• [GIVEN TASK] Copy the lines from the start of the records below through the line containing "0.14 g (typ.)</text>", both included, and leave out the pictures.
---- DATA SHOWN
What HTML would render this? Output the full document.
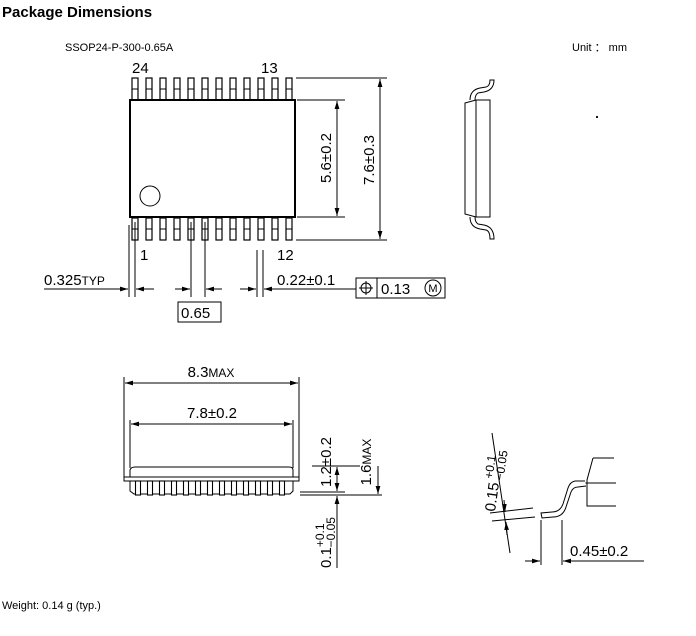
<!DOCTYPE html>
<html><head><meta charset="utf-8"><style>
body{margin:0;background:#fff;}
svg{display:block;font-family:"Liberation Sans",Arial,sans-serif;}
</style></head><body>
<svg width="696" height="636" viewBox="0 0 696 636" xmlns="http://www.w3.org/2000/svg">
<defs>
<marker id="a" viewBox="0 0 10 6" refX="10" refY="3" markerWidth="8" markerHeight="5" orient="auto-start-reverse"><path d="M0,0L10,3L0,6z" fill="#000"/></marker>
<g id="pin"><rect x="-3" y="0" width="6" height="22" fill="#fff" stroke="#000" stroke-width="1.2"/><line x1="-3" y1="11" x2="3" y2="11" stroke="#000"/></g>
<g id="lp"><rect x="-2.5" y="0" width="5" height="14" fill="#fff" stroke="#000" stroke-width="1.1"/></g>
</defs>
<text x="2" y="17" font-size="15" font-weight="bold">Package Dimensions</text>
<text x="65" y="51" font-size="11">SSOP24-P-300-0.65A</text>
<text x="572" y="51" font-size="11">Unit ： mm</text>
<text x="2" y="609" font-size="11">Weight: 0.14 g (typ.)</text>

<g stroke="#000" fill="none" stroke-width="1">
<g>
<use href="#pin" x="135" y="78"/><use href="#pin" x="149" y="78"/><use href="#pin" x="163" y="78"/><use href="#pin" x="177" y="78"/><use href="#pin" x="191" y="78"/><use href="#pin" x="205" y="78"/><use href="#pin" x="219" y="78"/><use href="#pin" x="233" y="78"/><use href="#pin" x="247" y="78"/><use href="#pin" x="261" y="78"/><use href="#pin" x="275" y="78"/><use href="#pin" x="289" y="78"/>
<use href="#pin" x="135" y="218"/><use href="#pin" x="149" y="218"/><use href="#pin" x="163" y="218"/><use href="#pin" x="177" y="218"/><use href="#pin" x="191" y="218"/><use href="#pin" x="205" y="218"/><use href="#pin" x="219" y="218"/><use href="#pin" x="233" y="218"/><use href="#pin" x="247" y="218"/><use href="#pin" x="261" y="218"/><use href="#pin" x="275" y="218"/><use href="#pin" x="289" y="218"/>
</g>
<rect x="130" y="100" width="165" height="117" fill="#fff" stroke-width="2"/>
<circle cx="150" cy="196" r="10"/>
<line x1="297" y1="100" x2="345" y2="100"/><line x1="297" y1="217" x2="345" y2="217"/>
<line x1="337" y1="101" x2="337" y2="216" marker-start="url(#a)" marker-end="url(#a)"/>
<line x1="296" y1="78" x2="387" y2="78"/><line x1="296" y1="240" x2="387" y2="240"/>
<line x1="380" y1="79" x2="380" y2="239" marker-start="url(#a)" marker-end="url(#a)"/>
<line x1="129" y1="225" x2="129" y2="297"/><line x1="135" y1="222" x2="135" y2="297"/>
<line x1="44" y1="289" x2="128" y2="289" marker-end="url(#a)"/><line x1="154" y1="289" x2="136" y2="289" marker-end="url(#a)"/>
<line x1="191" y1="222" x2="191" y2="297"/><line x1="205" y1="222" x2="205" y2="297"/>
<line x1="175" y1="289" x2="190" y2="289" marker-end="url(#a)"/><line x1="222" y1="289" x2="206" y2="289" marker-end="url(#a)"/>
<line x1="257" y1="250" x2="257" y2="297"/><line x1="263" y1="250" x2="263" y2="297"/>
<line x1="240" y1="289" x2="256" y2="289" marker-end="url(#a)"/><line x1="356" y1="289" x2="264" y2="289" marker-end="url(#a)"/>
<rect x="178" y="302" width="43" height="20"/>
<rect x="356" y="278" width="89" height="20"/><line x1="377" y1="278" x2="377" y2="298"/>
<circle cx="366" cy="288" r="5"/><line x1="366" y1="281" x2="366" y2="295"/><line x1="359" y1="288" x2="373" y2="288"/>
<circle cx="433" cy="288" r="8"/>

<path d="M470,100 Q470,90 480,88 L486,87 Q490,86 490,80 L494,80 Q494,90 484,92 L478,93 Q475,95 475,100" fill="#fff"/>
<path d="M470,217 Q470,227 480,229 L486,230 Q490,231 490,239 L494,239 Q494,227 484,225 L478,224 Q475,222 475,217" fill="#fff"/>
<path d="M465,103 L476,100 L490,100 L490,217 L476,217 L465,214 Z" fill="#fff"/>
<line x1="476" y1="100" x2="476" y2="217"/>
<circle cx="597" cy="117" r="0.6" fill="#000"/>

<line x1="124" y1="377" x2="124" y2="478"/><line x1="299" y1="377" x2="299" y2="478"/>
<line x1="125" y1="383" x2="298" y2="383" marker-start="url(#a)" marker-end="url(#a)"/>
<line x1="130" y1="420" x2="130" y2="468"/><line x1="293" y1="420" x2="293" y2="468"/>
<line x1="131" y1="424" x2="292" y2="424" marker-start="url(#a)" marker-end="url(#a)"/>
<path d="M130,477 L130,470 Q131,467 135,467 L289,467 Q293,467 293,470 L293,477" fill="#fff"/>
<rect x="124" y="477" width="175" height="4" fill="#fff"/>
<path d="M130,481 L130,491 L134,494 L290,494 L293,491 L293,481"/>
<g>
<use href="#lp" x="138" y="481"/><use href="#lp" x="150" y="481"/><use href="#lp" x="162" y="481"/><use href="#lp" x="174" y="481"/><use href="#lp" x="186" y="481"/><use href="#lp" x="198" y="481"/><use href="#lp" x="210" y="481"/><use href="#lp" x="222" y="481"/><use href="#lp" x="234" y="481"/><use href="#lp" x="246" y="481"/><use href="#lp" x="258" y="481"/><use href="#lp" x="270" y="481"/><use href="#lp" x="282" y="481"/>
</g>
<line x1="312" y1="466" x2="360" y2="466"/><line x1="300" y1="492" x2="345" y2="492"/><line x1="300" y1="495" x2="382" y2="495"/>
<line x1="337" y1="467" x2="337" y2="491" marker-start="url(#a)" marker-end="url(#a)"/>
<line x1="337" y1="496" x2="337" y2="568" marker-start="url(#a)"/>
<line x1="378" y1="466" x2="378" y2="494" marker-end="url(#a)"/>

<line x1="492" y1="433" x2="510" y2="553"/>
<line x1="490" y1="513" x2="533" y2="508"/><line x1="492" y1="521" x2="535" y2="517"/>
<line x1="504" y1="500" x2="505" y2="512" marker-end="url(#a)"/><line x1="507" y1="535" x2="506" y2="522" marker-end="url(#a)"/>
<path d="M593,458 L614,458 M593,458 L587,480 L587,506 L616,506 M585,483 L616,483"/>
<path d="M585,481 L575,481 Q570,482 568,488 L563,504 Q560,512 552,512 L541,513 L542,518 L553,517 Q563,517 566,507 L571,492 Q573,487 578,487 L586,486" fill="#fff"/>
<line x1="541" y1="520" x2="541" y2="565"/><line x1="562" y1="520" x2="562" y2="565"/>
<line x1="525" y1="561" x2="540" y2="561" marker-end="url(#a)"/><line x1="644" y1="561" x2="563" y2="561" marker-end="url(#a)"/>
</g>

<g font-size="15" fill="#000">
<text x="132" y="73">24</text><text x="261" y="73">13</text>
<text x="140" y="260">1</text><text x="277" y="260">12</text>
<text x="44" y="285">0.325<tspan font-size="12">TYP</tspan></text>
<text x="277" y="285">0.22±0.1</text>
<text x="181" y="318">0.65</text>
<text x="381" y="294">0.13</text>
<text x="433" y="292" font-size="11" text-anchor="middle">M</text>
<text transform="translate(331,158) rotate(-90)" text-anchor="middle">5.6±0.2</text>
<text transform="translate(374,160) rotate(-90)" text-anchor="middle">7.6±0.3</text>
<text x="211" y="377" text-anchor="middle">8.3<tspan font-size="12">MAX</tspan></text>
<text x="212" y="418" text-anchor="middle">7.8±0.2</text>
<text transform="translate(331,462) rotate(-90)" text-anchor="middle">1.2±0.2</text>
<text transform="translate(371,462) rotate(-90)" text-anchor="middle">1.6<tspan font-size="12">MAX</tspan></text>
<text transform="translate(331,568) rotate(-90)">0.1<tspan font-size="12" dy="-7">+0.1</tspan><tspan font-size="12" dx="-24" dy="11">−0.05</tspan></text>
<text transform="translate(495,512) rotate(-82)">0.15<tspan font-size="12" dx="3" dy="-7">+0.1</tspan><tspan font-size="12" dx="-24" dy="11">−0.05</tspan></text>
<text x="570" y="556">0.45±0.2</text>
</g>
</svg>
</body></html>
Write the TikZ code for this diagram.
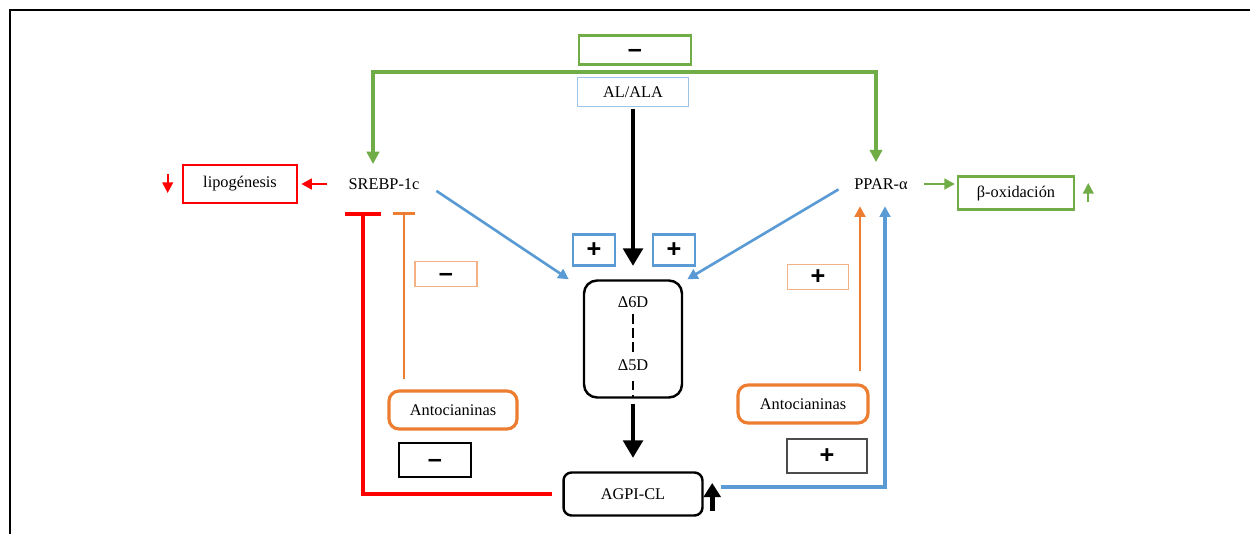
\documentclass[tikz,border=0pt]{standalone}
\usepackage{fontspec}
\setmainfont{Liberation Serif}
\setsansfont{Liberation Sans}
\usetikzlibrary{arrows.meta}

\definecolor{verde}{RGB}{112,173,71}
\definecolor{azul}{RGB}{91,155,213}
\definecolor{azulclaro}{RGB}{157,195,230}
\definecolor{naranja}{RGB}{237,125,49}
\definecolor{naranjaclaro}{RGB}{244,177,131}
\definecolor{rojo}{RGB}{255,0,0}

\begin{document}
\begin{tikzpicture}[x=0.02cm,y=-0.02cm,line width=1pt,>={Triangle[length=6pt,width=6pt]},
  font=\fontsize{9.3}{11}\selectfont,
  caja/.style={draw,inner sep=0pt},
  signo/.style={font=\sffamily\bfseries\Large},
  signomenos/.style={signo,text height=8.4pt,text depth=0pt},
  gruesa/.style={line width=2.8pt,-{Triangle[length=10pt,width=11pt]}}]
  \useasboundingbox (0,0) rectangle (1250,534);
  \draw[line width=1.1pt] (10,534) -- (10,10) -- (1250,10);

  % arriba
  \node[caja,draw=verde,line width=1.5pt,minimum width=2.24cm,minimum height=0.58cm,signomenos] (menos) at (635,50) {–};
  \node[caja,draw=azulclaro,line width=0.6pt,minimum width=2.22cm,minimum height=0.58cm] (alala) at (633,92) {AL/ALA};
  \coordinate (cruce) at (633,72);
  \node (srebp) at (384,184) {SREBP-1c};
  \node (ppar) at (881,184) {PPAR-α};
  \node[caja,draw=rojo,line width=1.5pt,minimum width=2.28cm,minimum height=0.76cm] (lipo) at (240,184) {lipogénesis};
  \node[caja,draw=verde,line width=1.5pt,minimum width=2.32cm,minimum height=0.66cm] (beta) at (1016,193) {β-oxidación};

  % centro
  \node[caja,draw=azul,line width=1.6pt,minimum width=0.84cm,minimum height=0.62cm,signo] (masA) at (594,250) {+};
  \node[caja,draw=azul,line width=1.6pt,minimum width=0.84cm,minimum height=0.62cm,signo] (masB) at (674,250) {+};
  \node[caja,rounded corners=0.26cm,line width=1.4pt,minimum width=1.96cm,minimum height=2.34cm] (delta) at (633,339) {};
  \node (d6) at (633,302) {Δ6D};
  \node (d5) at (633,365) {Δ5D};
  \node[caja,rounded corners=0.16cm,line width=1.4pt,minimum width=2.78cm,minimum height=0.86cm] (agpi) at (633,494) {AGPI-CL};

  % izquierda
  \node[caja,draw=naranjaclaro,line width=0.8pt,minimum width=1.24cm,minimum height=0.5cm,signomenos] (menosO) at (446,274) {–};
  \node[caja,draw=naranja,line width=1.8pt,rounded corners=0.2cm,minimum width=2.56cm,minimum height=0.76cm] (antA) at (453,410) {Antocianinas};
  \node[caja,line width=0.8pt,minimum width=1.44cm,minimum height=0.68cm,signomenos] (menosN) at (435,460) {–};

  % derecha
  \node[caja,draw=naranjaclaro,line width=0.8pt,minimum width=1.22cm,minimum height=0.5cm,signo] (masO) at (818,277) {+};
  \node[caja,draw=naranja,line width=1.8pt,rounded corners=0.2cm,minimum width=2.6cm,minimum height=0.76cm] (antB) at (803,404) {Antocianinas};
  \node[caja,draw=black!70,line width=0.8pt,minimum width=1.6cm,minimum height=0.68cm,signo] (masN) at (827,456) {+};

  % flechas
  \draw[verde,line width=2pt,<->,>={Triangle[length=7pt,width=7pt]},shorten <=4.4pt,shorten >=5.5pt]
    ([xshift=-0.22cm]srebp.north) |- (cruce) -| ([xshift=-0.1cm]ppar.north);
  \draw[gruesa,shorten <=1pt,shorten >=7.6pt] (alala.south) -- (delta.north);
  \draw[gruesa,shorten <=3pt,shorten >=7.6pt] (delta.south) -- (agpi.north);
  \draw[dash pattern=on 5.5pt off 2.5pt,line width=0.8pt] (d6.south) -- (d5.north);
  \draw[dash pattern=on 5.5pt off 2.5pt,line width=0.8pt,shorten <=2pt,shorten >=1pt] (d5.south) -- (delta.south);
  \draw[azul,line width=1.5pt,->,shorten <=7pt] (srebp.east) -- ([xshift=-0.28cm]delta.north west);
  \draw[azul,line width=1.5pt,->,shorten <=6pt] (ppar.west) -- ([xshift=0.08cm]delta.north east);
  \draw[azul,line width=2pt,->,shorten >=5.7pt] ([xshift=0.35cm,yshift=0.14cm]agpi.east) -| ([xshift=0.08cm]ppar.south);
  \draw[line width=3pt,-{Triangle[length=8pt,width=9.5pt]}] ([xshift=0.17cm,yshift=0.11cm]agpi.south east) -- ([xshift=0.17cm,yshift=0.22cm]agpi.east);

  \coordinate (tA) at ([xshift=0.4cm]srebp.south);
  \coordinate (tB) at ([xshift=-0.42cm]ppar.south);
  \draw[rojo,line width=2.3pt,-{Bar[width=20pt]},shorten <=6pt,shorten >=9pt] (agpi.west) -| ([xshift=-0.42cm]srebp.south);
  \draw[naranja,line width=1.6pt,-{Bar[width=13pt]},shorten <=6.2pt,shorten >=9pt] (tA |- antA.north) -- (tA);
  \draw[naranja,line width=1.6pt,->,shorten <=6.8pt,shorten >=5.7pt] (tB |- antB.north) -- (tB);

  \draw[rojo,line width=1.5pt,->,shorten <=8.3pt,shorten >=1.7pt] (srebp.west) -- (lipo.east);
  \draw[rojo,line width=1.2pt,->] ([xshift=-0.28cm,yshift=0.2cm]lipo.west) -- ([xshift=-0.28cm,yshift=-0.18cm]lipo.west);
  \draw[verde,line width=1.5pt,->,shorten <=5.4pt,shorten >=1pt] (ppar.east) -- (ppar.east -| beta.west);
  \draw[verde,line width=1.2pt,->] ([xshift=0.26cm,yshift=-0.18cm]beta.east) -- ([xshift=0.26cm,yshift=0.2cm]beta.east);
\end{tikzpicture}
\end{document}
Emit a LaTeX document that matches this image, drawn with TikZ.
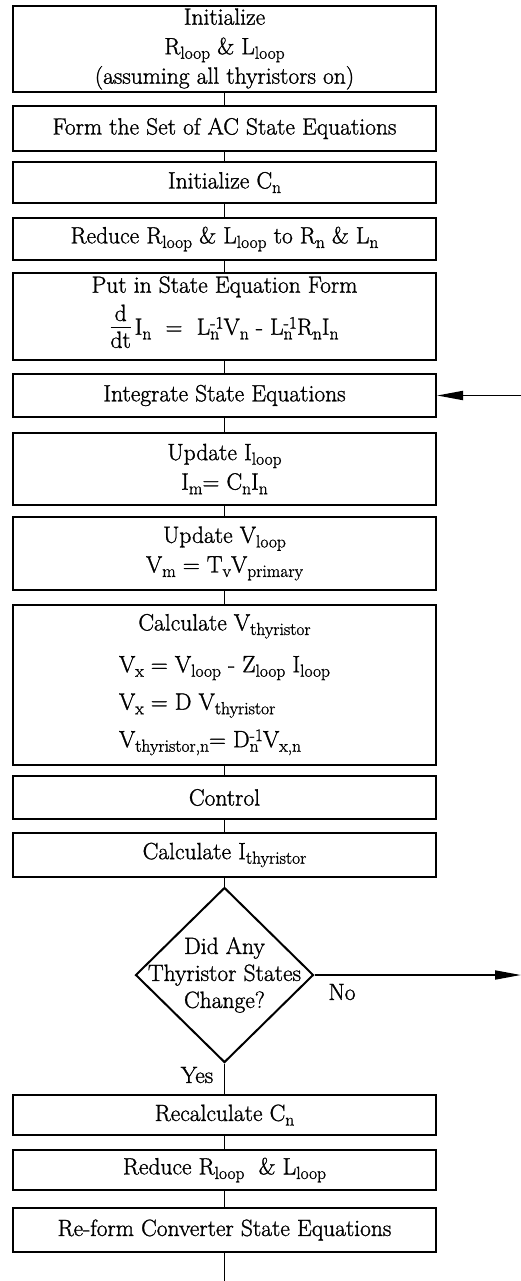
\documentclass[tikz,border=0pt]{standalone}
\usepackage{fontspec}
\setmainfont{Latin Modern Roman}[FakeBold=1.2]
\usetikzlibrary{arrows.meta,shapes.geometric}
\newcommand{\smallf}{\fontsize{17.5}{17.5}\selectfont}
\newcommand{\lo}[1]{\raisebox{-0.45ex}{\smallf #1}}
\newcommand{\supsb}[2]{\raisebox{-0.45ex}{\smallf\shortstack[l]{#1\\#2}}}
\newcommand{\ddt}{\begin{tabular}[c]{@{}c@{}}d\\[-3pt]\hline\rule{0pt}{18pt}dt\end{tabular}}
\begin{document}
\begin{tikzpicture}[x=1pt,y=-1pt,
  box/.style={draw, line width=2pt, minimum width=423pt, inner sep=2pt, align=center,
    font=\fontsize{23.5}{29.5}\selectfont},
  link/.style={line width=1.5pt},
  arr/.style={line width=1.8pt, -{Triangle[length=26pt,width=9pt]}},
  lbl/.style={font=\fontsize{23.5}{27}\selectfont, inner sep=0pt}]
\useasboundingbox (0,0) rectangle (521,1281);

\node[box, minimum height=86pt] (b1) at (224.5,49) {Initialize\\ R\lo{loop} \& L\lo{loop}\\ (assuming all thyristors on)};
\node[box, minimum height=45pt] (b2) at (224.5,128.5) {Form the Set of AC State Equations};
\node[box, minimum height=41pt] (b3) at (224.5,182.5) {Initialize C\lo{n}};
\node[box, minimum height=42pt] (b4) at (224.5,239) {Reduce R\lo{loop} \& L\lo{loop} to R\lo{n} \& L\lo{n}};
\node[box, minimum height=87pt] (b5) at (224.5,316.5) {Put in State Equation Form\\[2pt] \ddt\,I\lo{n} \ = \ L\supsb{-1}{n}V\lo{n} - L\supsb{-1}{n}R\lo{n}I\lo{n}};
\node[box, minimum height=43pt] (b6) at (224.5,395.5) {Integrate State Equations};
\node[box, minimum height=72pt] (b7) at (224.5,469) {Update I\lo{loop}\\ I\lo{m}= C\lo{n}I\lo{n}};
\node[box, minimum height=73pt] (b8) at (224.5,553.5) {Update V\lo{loop}\\ V\lo{m} = T\lo{v}V\lo{primary}};
\node[box, minimum height=160pt] (b9) at (224.5,685) {Calculate V\lo{thyristor}\\[12pt]
  \begin{tabular}{@{}l@{}}
  V\lo{x} = V\lo{loop} - Z\lo{loop} I\lo{loop}\\[8pt]
  V\lo{x} = D V\lo{thyristor}\\[8pt]
  V\lo{thyristor,n}= D\supsb{-1}{n}V\lo{x,n}
  \end{tabular}};
\node[box, minimum height=43pt] (b10) at (224.5,797.5) {Control};
\node[box, minimum height=44pt] (b11) at (224.5,855) {Calculate I\lo{thyristor}};
\node[draw, diamond, line width=2pt, minimum width=178pt, minimum height=175pt, inner sep=0pt, aspect=1] (dec) at (224.5,975) {};
\node[lbl, align=center, font=\fontsize{23.5}{27}\selectfont] (dectext) at (dec.center) {Did Any\\ Thyristor States\\ Change?};
\node[box, minimum height=40pt] (b12) at (224.5,1115) {Recalculate C\lo{n}};
\node[box, minimum height=40pt] (b13) at (224.5,1170) {Reduce R\lo{loop}\ \ \& L\lo{loop}};
\node[box, minimum height=44pt] (b14) at (224.5,1230) {Re-form Converter State Equations};

\coordinate (fbin) at (521,395.5);
\coordinate (noout) at (521,975);
\coordinate (bottom) at (224.5,1281);

\draw[link] (b1) -- (b2);
\draw[link] (b2) -- (b3);
\draw[link] (b3) -- (b4);
\draw[link] (b4) -- (b5);
\draw[link] (b5) -- (b6);
\draw[link] (b6) -- (b7);
\draw[link] (b7) -- (b8);
\draw[link] (b8) -- (b9);
\draw[link] (b9) -- (b10);
\draw[link] (b10) -- (b11);
\draw[link] (b11.south) -- (dec.north);
\draw[link] (dec.south) -- (b12.north);
\draw[link] (b12) -- (b13);
\draw[link] (b13) -- (b14);
\draw[link] (b14.south) -- (bottom);
\draw[arr] (fbin) -- (b6.east);
\draw[arr] (dec.east) -- (noout);

\node[lbl] (yes) at (197,1075) {Yes};
\node[lbl] (no) at (342,992) {No};
\end{tikzpicture}
\end{document}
--------
• [RESULT BELOW]
What HTML would render this? Output the full document.
<!DOCTYPE html>
<html><head><meta charset="utf-8"><style>
body{margin:0;background:#fff;}
svg{display:block;font-family:"Liberation Sans",Arial,sans-serif;}
</style></head><body>
<svg width="696" height="636" viewBox="0 0 696 636" xmlns="http://www.w3.org/2000/svg">
<defs>
<marker id="a" viewBox="0 0 10 6" refX="10" refY="3" markerWidth="8" markerHeight="5" orient="auto-start-reverse"><path d="M0,0L10,3L0,6z" fill="#000"/></marker>
<g id="pin"><rect x="-3" y="0" width="6" height="22" fill="#fff" stroke="#000" stroke-width="1.2"/><line x1="-3" y1="11" x2="3" y2="11" stroke="#000"/></g>
<g id="lp"><rect x="-2.5" y="0" width="5" height="14" fill="#fff" stroke="#000" stroke-width="1.1"/></g>
</defs>
<text x="2" y="17" font-size="15" font-weight="bold">Package Dimensions</text>
<text x="65" y="51" font-size="11">SSOP24-P-300-0.65A</text>
<text x="572" y="51" font-size="11">Unit ： mm</text>
<text x="2" y="609" font-size="11">Weight: 0.14 g (typ.)</text>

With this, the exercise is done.